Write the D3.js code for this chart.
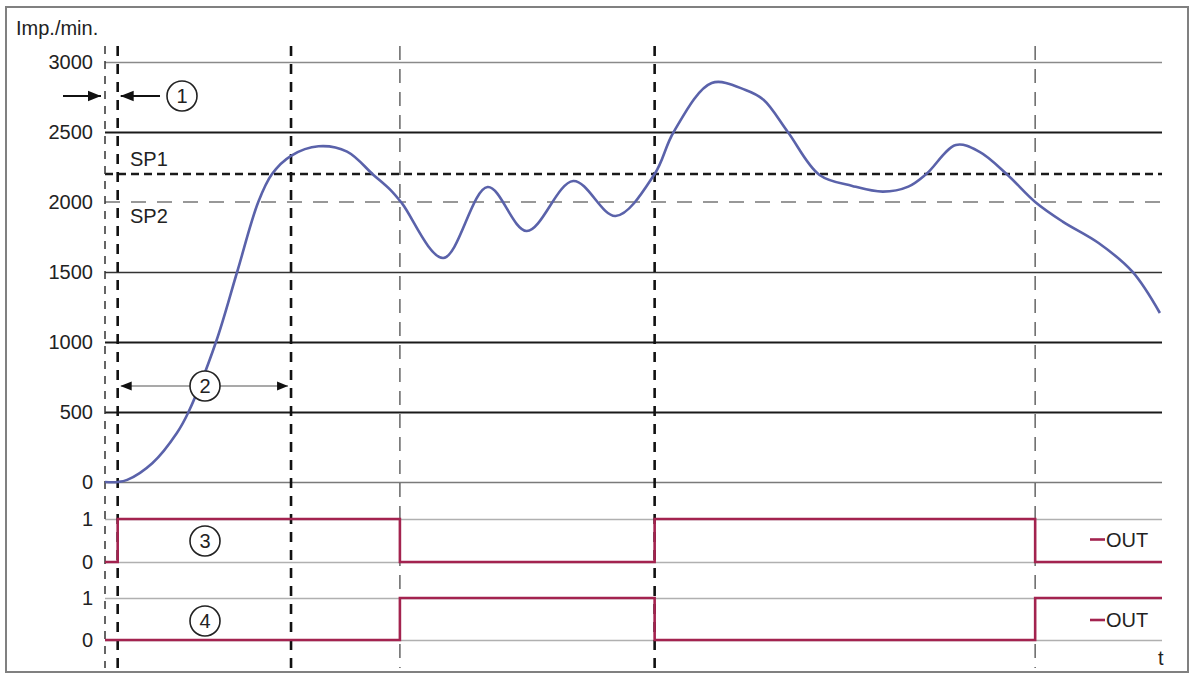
<!DOCTYPE html>
<html>
<head>
<meta charset="utf-8">
<script src="https://cdn.jsdelivr.net/npm/d3@7"></script>
<style>
    body { margin: 0; background: #fff; }
    text { font-family: "Liberation Sans", Arial, sans-serif; font-size: 20px; fill: #222; }
</style>
</head>
<body>
<svg id="chart" width="1193" height="676"></svg>
<script>
// speed curve (time in arbitrary units 0..100, impulses per minute)
const speedTime = [0, 1.2, 2.1, 4.5, 6.8, 7.9, 10.5, 12.5, 14.5, 15.8, 17.6, 20.2, 22.9, 25.4, 27.0, 28.1, 32.0,
    36.2, 39.9, 44.3, 48.3, 52.0, 53.8, 57.4, 60.6, 62.3, 64.6, 67.6, 70.7, 73.6, 76.0, 77.7, 80.5,
    82.7, 85.3, 88.0, 90.6, 94.0, 97.2, 99.8];
const speedValues = [0, 0, 15, 136, 350, 500, 1000, 1500, 2000, 2200, 2330, 2398, 2360, 2193, 2086, 1990, 1600,
    2107, 1793, 2150, 1900, 2200, 2500, 2850, 2800, 2730, 2500, 2193, 2115, 2074, 2110, 2200, 2407,
    2360, 2200, 2000, 1860, 1707, 1502, 1207];

const speedTicks = [0, 500, 1000, 1500, 2000, 2500, 3000];
const setpoints = [2200, 2000];
const setpointLabels = ["SP1", "SP2"];

const thickMarkers = [1.2, 17.6, 52.0];
const thinMarkers = [0, 27.9, 88.0];

// digital outputs: time of each edge and the state after it
const out3Time = [0, 1.2, 27.9, 52.0, 88.0, 100];
const out3State = [0, 1, 0, 1, 0, 0];
const out4Time = [0, 27.9, 52.0, 88.0, 100];
const out4State = [0, 1, 0, 1, 1];

const svg = d3.select("#chart");

const x = d3.scaleLinear().domain([0, 100]).range([105, 1162]);
const y = d3.scaleLinear().domain([0, 3000]).range([482, 62]);
const y3 = d3.scaleLinear().domain([0, 1]).range([562, 519]);
const y4 = d3.scaleLinear().domain([0, 1]).range([640, 598]);

const GRID_STYLE = {
    0: { stroke: "#7a7a7a", width: 1.6 },
    500: { stroke: "#1a1a1a", width: 2.2 },
    1000: { stroke: "#1a1a1a", width: 2.2 },
    1500: { stroke: "#333", width: 1.6 },
    2000: { stroke: "none", width: 0 },
    2500: { stroke: "#1a1a1a", width: 2.2 },
    3000: { stroke: "#8a8a8a", width: 1.6 }
};

const defs = svg.append("defs");
const addArrow = (id, size) => defs.append("marker")
    .attr("id", id)
    .attr("viewBox", "0 0 10 10")
    .attr("refX", 10)
    .attr("refY", 5)
    .attr("markerUnits", "userSpaceOnUse")
    .attr("markerWidth", size)
    .attr("markerHeight", size)
    .attr("orient", "auto-start-reverse")
    .append("path")
    .attr("d", "M0,1 L10,5 L0,9 Z")
    .attr("fill", "#111");
addArrow("arrow", 13);
addArrow("arrowSmall", 11);

// frame
svg.append("rect")
    .attr("x", 6).attr("y", 7)
    .attr("width", 1182).attr("height", 665)
    .attr("fill", "none")
    .attr("stroke", "#808080")
    .attr("stroke-width", 2);

// speed axis + gridlines
const yAxis = svg.append("g")
    .attr("transform", `translate(${ x(0) },0)`)
    .call(d3.axisLeft(y)
        .tickValues(speedTicks)
        .tickSizeInner(-(x.range()[1] - x.range()[0]))
        .tickSizeOuter(0)
        .tickPadding(12)
        .tickFormat(d3.format("d")));
yAxis.select(".domain").remove();
yAxis.selectAll(".tick line")
    .attr("stroke", d => GRID_STYLE[d].stroke)
    .attr("stroke-width", d => GRID_STYLE[d].width);
yAxis.selectAll(".tick text")
    .attr("font-size", null)
    .attr("font-family", null);

// digital panels
const drawBinaryAxis = (scale) => {
    const g = svg.append("g")
        .attr("transform", `translate(${ x(0) },0)`)
        .call(d3.axisLeft(scale)
            .tickValues([0, 1])
            .tickSizeInner(-(x.range()[1] - x.range()[0]))
            .tickSizeOuter(0)
            .tickPadding(12)
            .tickFormat(d3.format("d")));
    g.select(".domain").remove();
    g.selectAll(".tick line").attr("stroke", "#b0b0b0").attr("stroke-width", 1.3);
    g.selectAll(".tick text").attr("font-size", null).attr("font-family", null);
};
drawBinaryAxis(y3);
drawBinaryAxis(y4);

// setpoint lines
svg.append("line")
    .attr("x1", x(0)).attr("x2", x(100))
    .attr("y1", y(setpoints[0])).attr("y2", y(setpoints[0]))
    .attr("stroke", "#1a1a1a").attr("stroke-width", 2.6)
    .attr("stroke-dasharray", "8,5");
svg.append("line")
    .attr("x1", x(0)).attr("x2", x(100))
    .attr("y1", y(setpoints[1])).attr("y2", y(setpoints[1]))
    .attr("stroke", "#777").attr("stroke-width", 1.6)
    .attr("stroke-dasharray", "15,11");
svg.append("text").attr("x", 130).attr("y", y(setpoints[0]) - 8).text(setpointLabels[0]);
svg.append("text").attr("x", 130).attr("y", y(setpoints[1]) + 21).text(setpointLabels[1]);

// time markers
svg.selectAll(".marker-thin")
    .data(thinMarkers)
    .join("line")
    .attr("class", "marker-thin")
    .attr("x1", d => x(d)).attr("x2", d => x(d))
    .attr("y1", 46).attr("y2", 668)
    .attr("stroke", (d, i) => i === 0 ? "#333" : "#666")
    .attr("stroke-width", 1.5)
    .attr("stroke-dasharray", (d, i) => i === 0 ? "8,7" : "14,9");
svg.selectAll(".marker-thick")
    .data(thickMarkers)
    .join("line")
    .attr("class", "marker-thick")
    .attr("x1", d => x(d)).attr("x2", d => x(d))
    .attr("y1", 46).attr("y2", 668)
    .attr("stroke", "#111")
    .attr("stroke-width", 2.6)
    .attr("stroke-dasharray", "10,8");

// speed curve
const speedLine = d3.line()
    .x((d, i) => x(speedTime[i]))
    .y(d => y(d))
    .curve(d3.curveCatmullRom.alpha(0.5));
svg.append("path")
    .attr("d", speedLine(speedValues))
    .attr("fill", "none")
    .attr("stroke", "#5a62aa")
    .attr("stroke-width", 2.6);

// digital outputs
const drawSignal = (times, states, scale) => svg.append("path")
    .attr("d", d3.line()
        .x((d, i) => x(times[i]))
        .y(d => scale(d))
        .curve(d3.curveStepAfter)(states))
    .attr("fill", "none")
    .attr("stroke", "#a3234f")
    .attr("stroke-width", 2.6);
drawSignal(out3Time, out3State, y3);
drawSignal(out4Time, out4State, y4);

// legends
const drawOutLabel = (yPos) => {
    svg.append("line")
        .attr("x1", 1090).attr("x2", 1105)
        .attr("y1", yPos).attr("y2", yPos)
        .attr("stroke", "#a3234f").attr("stroke-width", 2.6);
    svg.append("text").attr("x", 1106).attr("y", yPos + 7).text("OUT");
};
drawOutLabel((y3(0) + y3(1)) / 2 - 1);
drawOutLabel((y4(0) + y4(1)) / 2 + 1);

svg.append("text").attr("x", 16).attr("y", 35).text("Imp./min.");
svg.append("text").attr("x", 1158).attr("y", 665).text("t");

// callouts
const callout = (cx, cy, label) => {
    svg.append("circle")
        .attr("cx", cx).attr("cy", cy).attr("r", 15)
        .attr("fill", "#fff").attr("stroke", "#222").attr("stroke-width", 1.6);
    svg.append("text")
        .attr("x", cx).attr("y", cy + 7)
        .attr("text-anchor", "middle")
        .text(label);
};

svg.append("line")
    .attr("x1", 63).attr("x2", x(0) - 4)
    .attr("y1", 96).attr("y2", 96)
    .attr("stroke", "#111").attr("stroke-width", 2)
    .attr("marker-end", "url(#arrow)");
svg.append("line")
    .attr("x1", 160).attr("x2", x(thickMarkers[0]) + 3)
    .attr("y1", 96).attr("y2", 96)
    .attr("stroke", "#111").attr("stroke-width", 2)
    .attr("marker-end", "url(#arrow)");
callout(182, 96, "1");

svg.append("line")
    .attr("x1", x(thickMarkers[0]) + 3).attr("x2", x(thickMarkers[1]) - 3)
    .attr("y1", 386).attr("y2", 386)
    .attr("stroke", "#555").attr("stroke-width", 1.2)
    .attr("marker-start", "url(#arrowSmall)")
    .attr("marker-end", "url(#arrowSmall)");
callout(205, 386, "2");

callout(205, 541, "3");
callout(205, 621, "4");
</script>
</body>
</html>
━━━━━━━━━━━━━━━━━━━━
> Objective
Begin at the first line of the material and copy each line exactly through the one containing "const y4 = d3.scaleLinear().domain([0, 1]).range([640, 598]);". Omit pictures.

> Result
Write the D3.js code for this chart.
<!DOCTYPE html>
<html>
<head>
<meta charset="utf-8">
<script src="https://cdn.jsdelivr.net/npm/d3@7"></script>
<style>
    body { margin: 0; background: #fff; }
    text { font-family: "Liberation Sans", Arial, sans-serif; font-size: 20px; fill: #222; }
</style>
</head>
<body>
<svg id="chart" width="1193" height="676"></svg>
<script>
// speed curve (time in arbitrary units 0..100, impulses per minute)
const speedTime = [0, 1.2, 2.1, 4.5, 6.8, 7.9, 10.5, 12.5, 14.5, 15.8, 17.6, 20.2, 22.9, 25.4, 27.0, 28.1, 32.0,
    36.2, 39.9, 44.3, 48.3, 52.0, 53.8, 57.4, 60.6, 62.3, 64.6, 67.6, 70.7, 73.6, 76.0, 77.7, 80.5,
    82.7, 85.3, 88.0, 90.6, 94.0, 97.2, 99.8];
const speedValues = [0, 0, 15, 136, 350, 500, 1000, 1500, 2000, 2200, 2330, 2398, 2360, 2193, 2086, 1990, 1600,
    2107, 1793, 2150, 1900, 2200, 2500, 2850, 2800, 2730, 2500, 2193, 2115, 2074, 2110, 2200, 2407,
    2360, 2200, 2000, 1860, 1707, 1502, 1207];

const speedTicks = [0, 500, 1000, 1500, 2000, 2500, 3000];
const setpoints = [2200, 2000];
const setpointLabels = ["SP1", "SP2"];

const thickMarkers = [1.2, 17.6, 52.0];
const thinMarkers = [0, 27.9, 88.0];

// digital outputs: time of each edge and the state after it
const out3Time = [0, 1.2, 27.9, 52.0, 88.0, 100];
const out3State = [0, 1, 0, 1, 0, 0];
const out4Time = [0, 27.9, 52.0, 88.0, 100];
const out4State = [0, 1, 0, 1, 1];

const svg = d3.select("#chart");

const x = d3.scaleLinear().domain([0, 100]).range([105, 1162]);
const y = d3.scaleLinear().domain([0, 3000]).range([482, 62]);
const y3 = d3.scaleLinear().domain([0, 1]).range([562, 519]);
const y4 = d3.scaleLinear().domain([0, 1]).range([640, 598]);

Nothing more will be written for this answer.